What is asked:
Each line in the material below, starting at the one with "Write a Python" and ending at the one with "va='bottom', fontsize=9)", is to be reproduced exactly; no picture is to be copied.

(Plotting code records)
============================================================

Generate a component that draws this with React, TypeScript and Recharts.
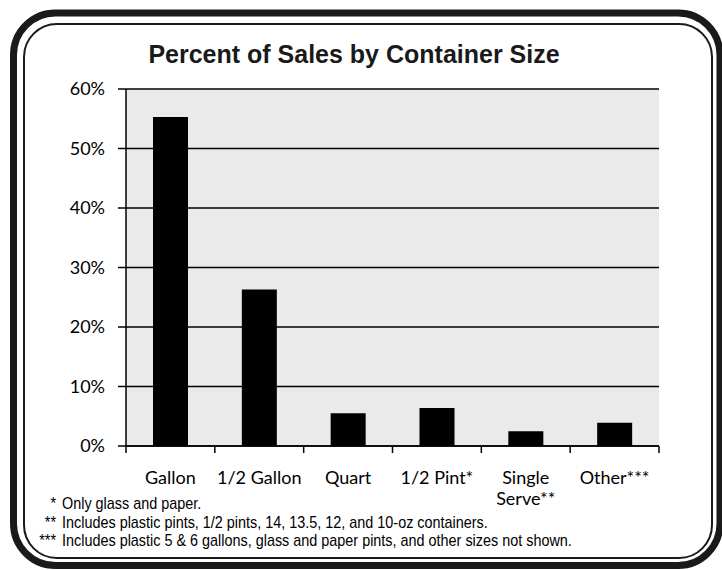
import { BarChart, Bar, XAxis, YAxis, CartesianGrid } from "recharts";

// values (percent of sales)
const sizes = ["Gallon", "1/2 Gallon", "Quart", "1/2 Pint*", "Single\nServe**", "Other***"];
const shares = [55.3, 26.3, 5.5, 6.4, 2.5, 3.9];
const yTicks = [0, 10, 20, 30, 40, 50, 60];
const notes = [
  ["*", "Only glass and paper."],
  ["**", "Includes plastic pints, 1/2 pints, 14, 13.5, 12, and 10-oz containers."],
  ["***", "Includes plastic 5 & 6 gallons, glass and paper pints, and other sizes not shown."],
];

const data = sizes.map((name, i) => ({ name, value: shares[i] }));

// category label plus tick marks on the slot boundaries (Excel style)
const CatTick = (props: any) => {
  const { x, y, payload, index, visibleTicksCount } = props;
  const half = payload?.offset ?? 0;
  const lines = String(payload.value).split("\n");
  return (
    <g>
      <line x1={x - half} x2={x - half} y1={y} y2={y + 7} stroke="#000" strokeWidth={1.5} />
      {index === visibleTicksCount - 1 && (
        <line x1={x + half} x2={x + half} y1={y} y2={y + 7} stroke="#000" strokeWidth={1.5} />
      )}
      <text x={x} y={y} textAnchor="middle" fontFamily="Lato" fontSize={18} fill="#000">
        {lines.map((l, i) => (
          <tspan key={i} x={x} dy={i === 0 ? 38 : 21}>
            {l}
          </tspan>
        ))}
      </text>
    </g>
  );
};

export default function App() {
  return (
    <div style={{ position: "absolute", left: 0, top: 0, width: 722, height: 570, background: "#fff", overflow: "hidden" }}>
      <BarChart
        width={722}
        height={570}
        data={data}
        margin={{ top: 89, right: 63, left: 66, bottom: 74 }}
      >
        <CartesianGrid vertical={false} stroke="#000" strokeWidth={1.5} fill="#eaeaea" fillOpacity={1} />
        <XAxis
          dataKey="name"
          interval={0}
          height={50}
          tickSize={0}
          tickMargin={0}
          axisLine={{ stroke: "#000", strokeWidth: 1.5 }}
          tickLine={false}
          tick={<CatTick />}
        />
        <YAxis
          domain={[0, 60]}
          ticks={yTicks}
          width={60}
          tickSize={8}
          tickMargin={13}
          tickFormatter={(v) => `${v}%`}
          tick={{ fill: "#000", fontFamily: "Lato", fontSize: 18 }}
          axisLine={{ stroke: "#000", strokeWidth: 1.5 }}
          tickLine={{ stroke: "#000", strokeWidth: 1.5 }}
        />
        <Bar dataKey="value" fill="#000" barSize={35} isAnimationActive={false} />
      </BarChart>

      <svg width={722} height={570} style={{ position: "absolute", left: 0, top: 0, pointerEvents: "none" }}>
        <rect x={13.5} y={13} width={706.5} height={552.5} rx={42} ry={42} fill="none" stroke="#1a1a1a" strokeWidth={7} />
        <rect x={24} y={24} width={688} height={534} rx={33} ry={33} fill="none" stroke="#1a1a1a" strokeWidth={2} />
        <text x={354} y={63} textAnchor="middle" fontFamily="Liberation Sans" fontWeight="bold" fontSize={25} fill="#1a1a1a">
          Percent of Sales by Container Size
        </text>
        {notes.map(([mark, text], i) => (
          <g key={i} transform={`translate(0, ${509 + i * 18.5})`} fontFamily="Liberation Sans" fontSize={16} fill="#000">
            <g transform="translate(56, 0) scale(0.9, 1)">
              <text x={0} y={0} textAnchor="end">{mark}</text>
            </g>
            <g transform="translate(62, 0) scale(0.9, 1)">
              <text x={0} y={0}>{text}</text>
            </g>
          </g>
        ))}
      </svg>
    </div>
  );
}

============================================================

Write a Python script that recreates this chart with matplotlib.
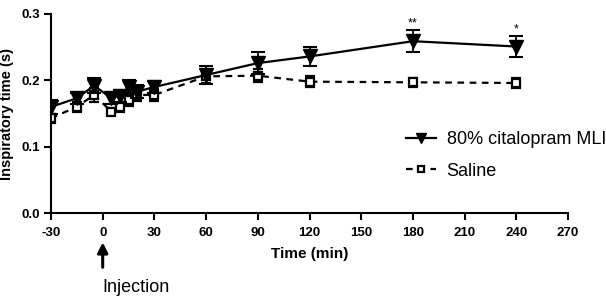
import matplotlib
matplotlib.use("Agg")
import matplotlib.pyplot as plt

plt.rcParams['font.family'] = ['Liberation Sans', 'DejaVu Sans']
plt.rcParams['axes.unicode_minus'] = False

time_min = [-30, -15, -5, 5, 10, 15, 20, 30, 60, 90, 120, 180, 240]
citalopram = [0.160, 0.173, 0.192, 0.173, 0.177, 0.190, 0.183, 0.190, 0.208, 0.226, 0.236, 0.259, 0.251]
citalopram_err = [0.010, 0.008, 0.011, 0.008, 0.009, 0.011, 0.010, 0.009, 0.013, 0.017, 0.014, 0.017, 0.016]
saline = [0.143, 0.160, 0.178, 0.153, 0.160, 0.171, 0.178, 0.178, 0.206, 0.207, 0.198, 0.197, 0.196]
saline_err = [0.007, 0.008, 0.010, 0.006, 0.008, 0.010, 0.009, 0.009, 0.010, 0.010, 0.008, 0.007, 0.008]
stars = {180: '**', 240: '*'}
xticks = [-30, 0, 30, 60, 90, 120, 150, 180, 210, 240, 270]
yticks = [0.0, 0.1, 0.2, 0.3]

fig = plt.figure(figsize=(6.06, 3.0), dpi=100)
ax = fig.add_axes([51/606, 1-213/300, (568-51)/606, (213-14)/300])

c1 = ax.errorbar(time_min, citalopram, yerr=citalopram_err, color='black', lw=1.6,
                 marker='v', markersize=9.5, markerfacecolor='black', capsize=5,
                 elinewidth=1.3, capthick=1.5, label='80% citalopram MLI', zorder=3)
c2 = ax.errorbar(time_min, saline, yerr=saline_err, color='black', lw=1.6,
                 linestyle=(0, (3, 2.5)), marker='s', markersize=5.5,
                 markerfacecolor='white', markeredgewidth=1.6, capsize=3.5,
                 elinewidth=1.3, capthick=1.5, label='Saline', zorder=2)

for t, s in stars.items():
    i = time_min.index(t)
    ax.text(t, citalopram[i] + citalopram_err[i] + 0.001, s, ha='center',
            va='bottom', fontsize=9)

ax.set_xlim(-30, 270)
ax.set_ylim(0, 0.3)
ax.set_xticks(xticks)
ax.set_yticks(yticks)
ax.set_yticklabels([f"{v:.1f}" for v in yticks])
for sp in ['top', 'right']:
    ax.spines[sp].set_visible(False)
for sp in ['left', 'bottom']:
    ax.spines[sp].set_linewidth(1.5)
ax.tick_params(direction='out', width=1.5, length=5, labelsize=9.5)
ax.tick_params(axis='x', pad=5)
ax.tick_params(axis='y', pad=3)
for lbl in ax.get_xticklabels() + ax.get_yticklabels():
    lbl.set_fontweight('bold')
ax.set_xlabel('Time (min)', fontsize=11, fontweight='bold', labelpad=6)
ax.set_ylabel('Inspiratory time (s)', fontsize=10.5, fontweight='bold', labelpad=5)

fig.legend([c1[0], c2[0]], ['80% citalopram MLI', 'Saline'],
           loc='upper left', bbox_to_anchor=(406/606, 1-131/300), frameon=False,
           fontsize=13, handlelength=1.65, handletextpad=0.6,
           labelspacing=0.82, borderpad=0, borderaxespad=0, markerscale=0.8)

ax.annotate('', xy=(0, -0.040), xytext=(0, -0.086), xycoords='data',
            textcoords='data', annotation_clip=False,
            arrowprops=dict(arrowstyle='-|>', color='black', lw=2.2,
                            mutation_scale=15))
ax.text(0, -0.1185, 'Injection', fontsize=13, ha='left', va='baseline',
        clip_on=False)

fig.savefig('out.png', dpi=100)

============================================================

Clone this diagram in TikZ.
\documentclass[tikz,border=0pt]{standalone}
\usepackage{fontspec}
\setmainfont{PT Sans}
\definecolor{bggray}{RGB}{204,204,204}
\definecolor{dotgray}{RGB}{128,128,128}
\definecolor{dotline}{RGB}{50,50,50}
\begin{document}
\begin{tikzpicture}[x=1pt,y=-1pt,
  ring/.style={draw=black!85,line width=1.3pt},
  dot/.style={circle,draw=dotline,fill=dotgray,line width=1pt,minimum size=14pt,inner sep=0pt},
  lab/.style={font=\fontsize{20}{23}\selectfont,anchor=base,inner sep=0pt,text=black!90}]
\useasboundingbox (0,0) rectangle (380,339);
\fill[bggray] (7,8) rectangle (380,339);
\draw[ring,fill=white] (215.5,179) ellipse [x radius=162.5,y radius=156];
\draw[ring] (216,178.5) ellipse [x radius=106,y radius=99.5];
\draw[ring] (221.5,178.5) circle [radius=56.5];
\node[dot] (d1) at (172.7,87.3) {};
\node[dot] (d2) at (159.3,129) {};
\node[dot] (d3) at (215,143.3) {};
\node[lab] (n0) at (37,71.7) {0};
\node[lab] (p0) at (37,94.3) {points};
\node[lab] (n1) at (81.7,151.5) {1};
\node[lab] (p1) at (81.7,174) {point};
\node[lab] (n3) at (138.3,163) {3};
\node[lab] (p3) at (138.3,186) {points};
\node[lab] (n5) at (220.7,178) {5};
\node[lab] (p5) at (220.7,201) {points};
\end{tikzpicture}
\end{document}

============================================================

The solution:
Write a Python script that recreates this chart with matplotlib.
import matplotlib
matplotlib.use("Agg")
import matplotlib.pyplot as plt

plt.rcParams['font.family'] = ['Liberation Sans', 'DejaVu Sans']
plt.rcParams['axes.unicode_minus'] = False

time_min = [-30, -15, -5, 5, 10, 15, 20, 30, 60, 90, 120, 180, 240]
citalopram = [0.160, 0.173, 0.192, 0.173, 0.177, 0.190, 0.183, 0.190, 0.208, 0.226, 0.236, 0.259, 0.251]
citalopram_err = [0.010, 0.008, 0.011, 0.008, 0.009, 0.011, 0.010, 0.009, 0.013, 0.017, 0.014, 0.017, 0.016]
saline = [0.143, 0.160, 0.178, 0.153, 0.160, 0.171, 0.178, 0.178, 0.206, 0.207, 0.198, 0.197, 0.196]
saline_err = [0.007, 0.008, 0.010, 0.006, 0.008, 0.010, 0.009, 0.009, 0.010, 0.010, 0.008, 0.007, 0.008]
stars = {180: '**', 240: '*'}
xticks = [-30, 0, 30, 60, 90, 120, 150, 180, 210, 240, 270]
yticks = [0.0, 0.1, 0.2, 0.3]

fig = plt.figure(figsize=(6.06, 3.0), dpi=100)
ax = fig.add_axes([51/606, 1-213/300, (568-51)/606, (213-14)/300])

c1 = ax.errorbar(time_min, citalopram, yerr=citalopram_err, color='black', lw=1.6,
                 marker='v', markersize=9.5, markerfacecolor='black', capsize=5,
                 elinewidth=1.3, capthick=1.5, label='80% citalopram MLI', zorder=3)
c2 = ax.errorbar(time_min, saline, yerr=saline_err, color='black', lw=1.6,
                 linestyle=(0, (3, 2.5)), marker='s', markersize=5.5,
                 markerfacecolor='white', markeredgewidth=1.6, capsize=3.5,
                 elinewidth=1.3, capthick=1.5, label='Saline', zorder=2)

for t, s in stars.items():
    i = time_min.index(t)
    ax.text(t, citalopram[i] + citalopram_err[i] + 0.001, s, ha='center',
            va='bottom', fontsize=9)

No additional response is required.